Kata seorang teman yang pada waktu ketukan pintu itu terdengar sedang bersantai menonton televisi dengan hanya mengenakan celana kolor. Wah, jadi malu, katanya. Malu bukan karena pemberian daging kurban itu, tapi karena yang membagi ternyata cuantik sekali.
Maka sambil memakan soto betawi racikan istrinya, dia mendiskripsikan ke dhuafaanya. Mungkin karena semua penghuni komplek tempat tinggalnya sudah bermobil, sementara hanya dia sendiri yang masih setia dengan sepeda motornya.
Tapi tidak ada ketukan di pintu rumah saya. Entahlah apakah saya terlalu berharap? Tapi karena biasanya ada saja yang bermurah hati berbagi daging kurban, mau tak mau harapan itu memercik. Sudah tradisi, kata adik saya, yang langsung melesat begitu terdengar suara serak Pak RT dari speaker mushola dekat rumah.
“Bagi seluruh warga RT Satu RW Empat, diharap berkumpul di musholla untuk mengambil daging kurban.”
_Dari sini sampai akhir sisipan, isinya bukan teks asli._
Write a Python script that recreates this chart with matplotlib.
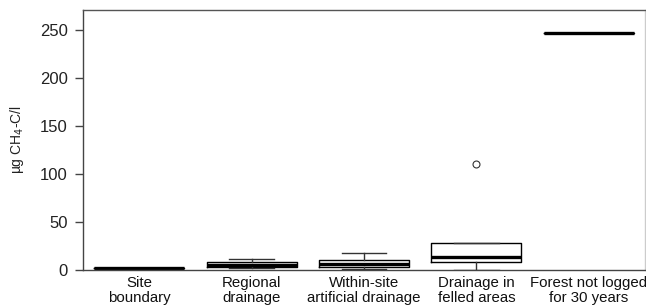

Begitulah, berharap atau tidak berharap, dhuafa maupun tidak dhuafa, perayaan Idul Kurban sepertinya memang milik kita semua. Dan sebuah pertanyaan akan segera berkecamuk begitu kita menerima sekantong daging kurban.
“Disate, digule atau disoto ya?”
Mungkin kandungan makna dalam setiap erang dan tetes darah hewan kurban itu hanya menyentuh kulit ari tubuh kita. Sebagaimana ketika Idul Fitri kita diributkan dengan pakaian apa yang akan kita kenakan dan makanan apa yang akan kita sajikan. Padahal daging kurban itu adalah hak kaum yang benar benar dhuafa, benar benar fakir miskin, yang ketika menerima daging kurbanpun mungkin masih bertanya tanya: dimasak pakai apa ya? Persediaan beras menipis, minyak tanah tinggal seiprit, sementara harga bumbu dan sayur mayur naik beberapa kali lipat.
Apalagi bila kaum fakir miskin dan dhuafa yang menerima daging kurban itu adalah mereka yang sedang terkena bencana alam seperti kurban tsunami dan banjir bandang. Ibaratnya rumah sudah tak ada, kompor apa lagi.
“Mungkin semangat Idul Adha perlu diberi pemaknaan ulang”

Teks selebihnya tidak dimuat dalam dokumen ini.